La voilà désormais en France. Elle joue dans quelques courts-métrages, fait du doublage dans la série d'animation Silex and the City et le film Téhéran Tabou, puis pose ses premiers jalons de productrice. Heureusement, elle peut compter sur le soutien d'autres exilés iraniens, à l'instar de sa sœur de cœur, Golshifteh Farahani. L'actrice s'est réfugiée la même année dans l'Hexagone, après avoir subi les affres d'islamistes goûtant peu son choix d'apparaître sans voile et avec un décolleté à l'avant-première du film Mensonges d'État de Ridley Scott. Forcément, ça rapproche : « On a eu les mêmes problèmes d’appartements, de papiers, de loyers ou de relations amoureuses. Mais elle n’a jamais rien lâché, comme si un feu brûlait en elle. » Elle est la première à la défendre quand le doute l'assaille. Comme ce jour de 2010 où, en pleine soirée, on lui pose cette question « très française » : et toi, tu fais quoi dans la vie ? Après 30 secondes, elle exprime sa plus grande angoisse à haute voix : « Je ne sais plus qui je suis. » Réaction viscérale et immédiate de Golshifteh Farahani : « Tu es une comédienne et tu restes une comédienne. Ne répète plus jamais ça. »

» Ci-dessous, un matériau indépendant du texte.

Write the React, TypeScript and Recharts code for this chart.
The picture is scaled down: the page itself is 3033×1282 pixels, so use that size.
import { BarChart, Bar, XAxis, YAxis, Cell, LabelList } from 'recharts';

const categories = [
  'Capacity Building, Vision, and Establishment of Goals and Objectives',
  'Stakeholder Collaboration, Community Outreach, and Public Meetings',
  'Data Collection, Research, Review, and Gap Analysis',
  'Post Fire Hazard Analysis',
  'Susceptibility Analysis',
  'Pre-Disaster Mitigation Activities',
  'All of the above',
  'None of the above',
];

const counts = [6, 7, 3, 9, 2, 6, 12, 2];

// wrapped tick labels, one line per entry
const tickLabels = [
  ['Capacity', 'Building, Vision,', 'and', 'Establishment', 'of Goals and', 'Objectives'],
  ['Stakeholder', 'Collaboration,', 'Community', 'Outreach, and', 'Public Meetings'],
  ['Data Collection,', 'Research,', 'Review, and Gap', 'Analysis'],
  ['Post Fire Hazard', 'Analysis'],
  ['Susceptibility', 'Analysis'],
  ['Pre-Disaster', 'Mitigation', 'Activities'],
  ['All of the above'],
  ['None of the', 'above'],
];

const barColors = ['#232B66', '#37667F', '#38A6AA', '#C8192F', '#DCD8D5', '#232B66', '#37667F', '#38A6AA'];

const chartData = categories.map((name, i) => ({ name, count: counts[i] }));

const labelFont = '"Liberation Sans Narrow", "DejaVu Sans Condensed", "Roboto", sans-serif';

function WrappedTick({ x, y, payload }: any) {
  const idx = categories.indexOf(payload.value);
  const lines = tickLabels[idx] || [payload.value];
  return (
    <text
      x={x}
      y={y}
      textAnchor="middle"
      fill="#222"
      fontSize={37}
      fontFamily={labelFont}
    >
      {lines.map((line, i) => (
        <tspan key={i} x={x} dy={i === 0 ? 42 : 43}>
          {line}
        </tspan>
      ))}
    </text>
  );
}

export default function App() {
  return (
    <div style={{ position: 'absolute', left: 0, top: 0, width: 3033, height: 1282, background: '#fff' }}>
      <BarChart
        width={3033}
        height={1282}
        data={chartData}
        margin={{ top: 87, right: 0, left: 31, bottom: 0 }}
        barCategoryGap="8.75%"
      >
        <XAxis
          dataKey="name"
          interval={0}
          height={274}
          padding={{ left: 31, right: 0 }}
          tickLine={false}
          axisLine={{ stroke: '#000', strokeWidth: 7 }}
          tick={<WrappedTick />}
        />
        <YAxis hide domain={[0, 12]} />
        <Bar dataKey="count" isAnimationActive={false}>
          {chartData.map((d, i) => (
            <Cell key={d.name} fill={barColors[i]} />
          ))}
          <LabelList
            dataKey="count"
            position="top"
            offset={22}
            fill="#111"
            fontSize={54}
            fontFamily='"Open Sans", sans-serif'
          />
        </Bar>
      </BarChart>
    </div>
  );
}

Ces mots l’ont accompagnée toutes ces années. Un présage du jeu de chaises musicales qui allait s'opérer autour des Nuits de Mashhad. Elle est d'abord directrice de casting, chargée de veiller au réalisme du long-métrage. « Souvent, les films de la diaspora iranienne sont conçus pour un public européen. Donc ce n’est pas grave si on parle mal le farsi, ou s’il y a un body langage incorrect ». Après le désistement d'une première actrice, l'évidence frappe le réalisateur Ali Abbasi : et si la meilleure candidate était en face de lui ? Zar Amir Ebrahimi apporte cette touche nécessaire de vulnérabilité et de combativité au personnage. Mais il y a aussi un écho évident à sa propre histoire : elle y incarne une journaliste confrontée sans cesse au harcèlement sexuel. Encore aujourd'hui, il n'est pas rare qu'elle reçoive des messages graphiques sur les réseaux sociaux : « J'ouvre Instagram, et là un mec m’a envoyé une photo de sa bite et me parle comme une pute. Mais je ne me laisse plus atteindre. » Langage fleuri à la hauteur de la violence subie. 

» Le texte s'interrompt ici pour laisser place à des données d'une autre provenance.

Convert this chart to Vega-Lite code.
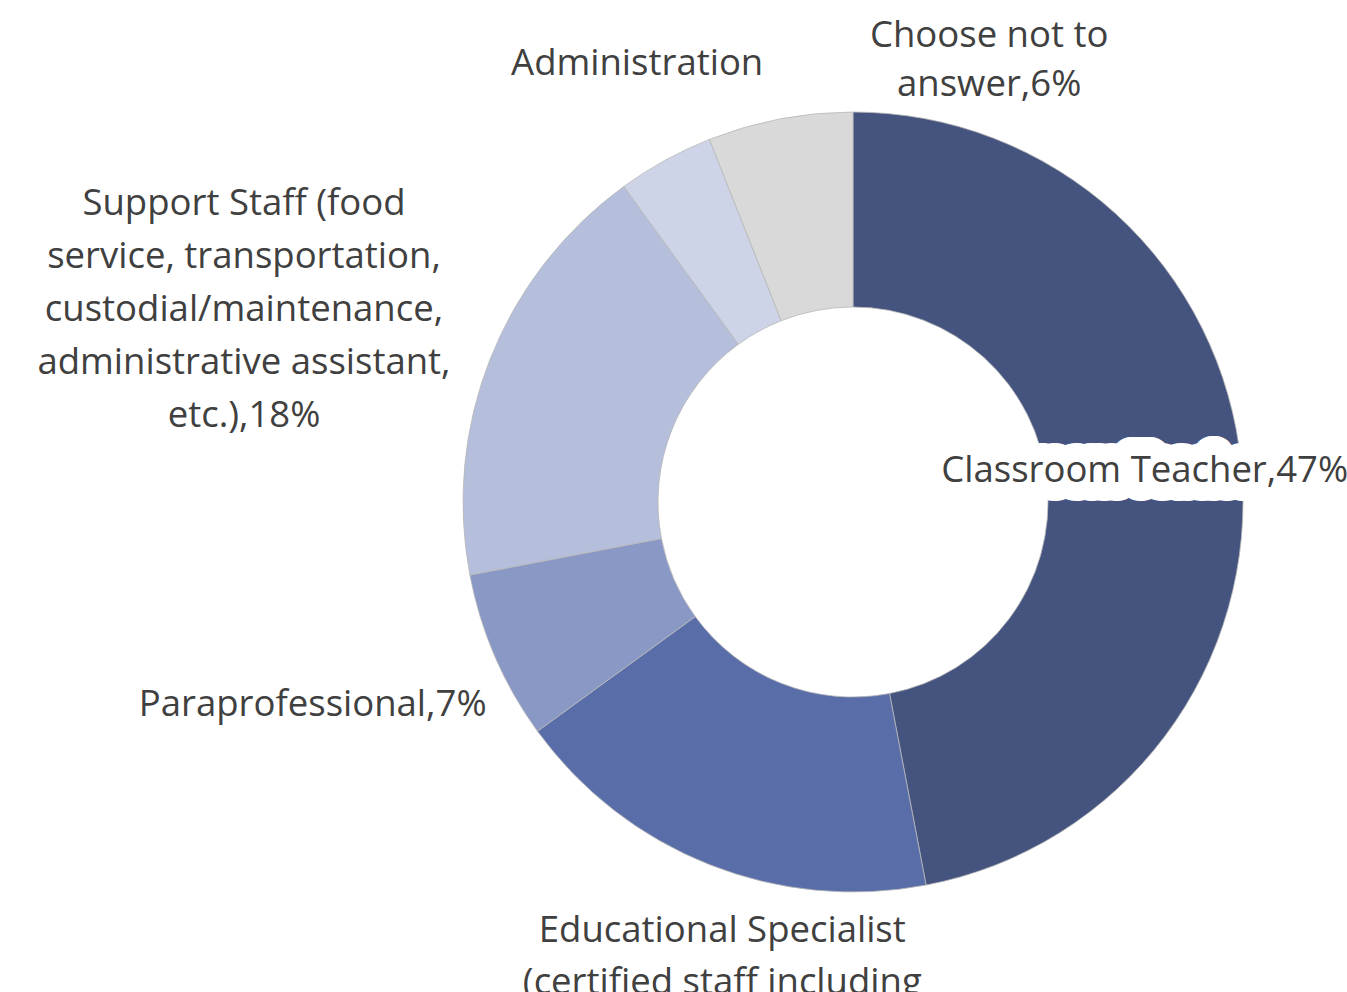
{
  "$schema": "https://vega.github.io/schema/vega-lite/v6.json",
  "width": 980,
  "height": 980,
  "autosize": {"type": "none"},
  "padding": {"left": 363, "top": 12, "right": 4, "bottom": 0},
  "background": "white",
  "config": {"view": {"stroke": null}},
  "data": {
    "values": [
      {"rank": 1, "category": "Classroom Teacher", "value": 47, "label": "Classroom Teacher,47%"},
      {"rank": 2, "category": "Educational Specialist", "value": 18, "label": "Educational Specialist\n(certified staff including"},
      {"rank": 3, "category": "Paraprofessional", "value": 7, "label": "Paraprofessional,7%"},
      {"rank": 4, "category": "Support Staff", "value": 18, "label": "Support Staff (food\nservice, transportation,\ncustodial/maintenance,\nadministrative assistant,\netc.),18%"},
      {"rank": 5, "category": "Administration", "value": 4, "label": "Administration"},
      {"rank": 6, "category": "Choose not to answer", "value": 6, "label": "Choose not to\nanswer,6%"}
    ]
  },
  "encoding": {
    "theta": {"field": "value", "type": "quantitative", "stack": true},
    "order": {"field": "rank", "type": "quantitative", "sort": "ascending"},
    "detail": {"field": "category", "type": "nominal"}
  },
  "layer": [
    {
      "mark": {"type": "arc", "outerRadius": 390, "innerRadius": 195, "stroke": "#b8b8b8", "strokeWidth": 0.8},
      "encoding": {
        "color": {
          "field": "category",
          "type": "nominal",
          "scale": {
            "domain": ["Classroom Teacher", "Educational Specialist", "Paraprofessional", "Support Staff", "Administration", "Choose not to answer"],
            "range": ["#44547f", "#596da9", "#8a98c6", "#b5bedb", "#ced4e8", "#d9d9d9"]
          },
          "legend": null
        }
      }
    },
    {
      "mark": {"type": "text", "radius": 293, "dy": -3, "font": "Open Sans", "fontSize": 36.5, "align": "center", "baseline": "middle", "lineBreak": "\n", "lineHeight": 52, "fill": "white", "stroke": "white", "strokeWidth": 38, "strokeJoin": "round"},
      "encoding": {"text": {"condition": {"test": "datum.category === 'Classroom Teacher'", "field": "label", "type": "nominal"}, "value": ""}}
    },
    {
      "mark": {"type": "text", "radius": 293, "dy": -3, "font": "Open Sans", "fontSize": 36.5, "align": "center", "baseline": "middle", "lineBreak": "\n", "lineHeight": 52, "fill": "#404040"},
      "encoding": {"text": {"condition": {"test": "datum.category === 'Classroom Teacher'", "field": "label", "type": "nominal"}, "value": ""}}
    },
    {
      "mark": {"type": "text", "radius": 461, "dx": 39, "font": "Open Sans", "fontSize": 36.5, "align": "center", "baseline": "middle", "lineBreak": "\n", "lineHeight": 52, "fill": "#404040"},
      "encoding": {"text": {"condition": {"test": "datum.category === 'Educational Specialist'", "field": "label", "type": "nominal"}, "value": ""}}
    },
    {
      "mark": {"type": "text", "radius": 580, "dx": -8, "dy": -27, "font": "Open Sans", "fontSize": 36.5, "align": "center", "baseline": "middle", "lineBreak": "\n", "lineHeight": 52, "fill": "#404040"},
      "encoding": {"text": {"condition": {"test": "datum.category === 'Paraprofessional'", "field": "label", "type": "nominal"}, "value": ""}}
    },
    {
      "mark": {"type": "text", "radius": 655, "dy": -57, "font": "Open Sans", "fontSize": 36.5, "align": "center", "baseline": "middle", "lineBreak": "\n", "lineHeight": 53, "fill": "#404040"},
      "encoding": {"text": {"condition": {"test": "datum.category === 'Support Staff'", "field": "label", "type": "nominal"}, "value": ""}}
    },
    {
      "mark": {"type": "text", "radius": 475, "dx": 13, "dy": -22, "font": "Open Sans", "fontSize": 36.5, "align": "center", "baseline": "middle", "lineBreak": "\n", "lineHeight": 52, "fill": "#404040"},
      "encoding": {"text": {"condition": {"test": "datum.category === 'Administration'", "field": "label", "type": "nominal"}, "value": ""}}
    },
    {
      "mark": {"type": "text", "radius": 474, "dx": 225, "font": "Open Sans", "fontSize": 36.5, "align": "center", "baseline": "middle", "lineBreak": "\n", "lineHeight": 49, "fill": "#404040"},
      "encoding": {"text": {"condition": {"test": "datum.category === 'Choose not to answer'", "field": "label", "type": "nominal"}, "value": ""}}
    }
  ]
}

À Cannes, la présence dans le jury du cinéaste iranien Asghar Farhadi était un mauvais présage pour l'exilée. « Nous étions inquiètes qu'il suive la ligne très stricte du gouvernement, confie Golshifteh Farahani. Ni elle, ni moi ne pouvions accepter ça. J'ai fait un maximum de bruit pour le film ». La star des Nuits de Mashhad a (encore une fois) déjoué les pronostics. Elle est même devenue un symbole pour tous ses compatriotes contraints au départ : « C’est un message d’encouragement. Même si on a essayé de t’effacer, même si on ne t’a pas aidé à ton arrivée en France, tu peux réussir. » Dans quelques semaines d'ailleurs, elle s'envolera pour un tournage en Australie. Aller de l’avant, encore et toujours.

Les nuits de Mashhad d'Ali Abbasi, en salles le 13 juillet.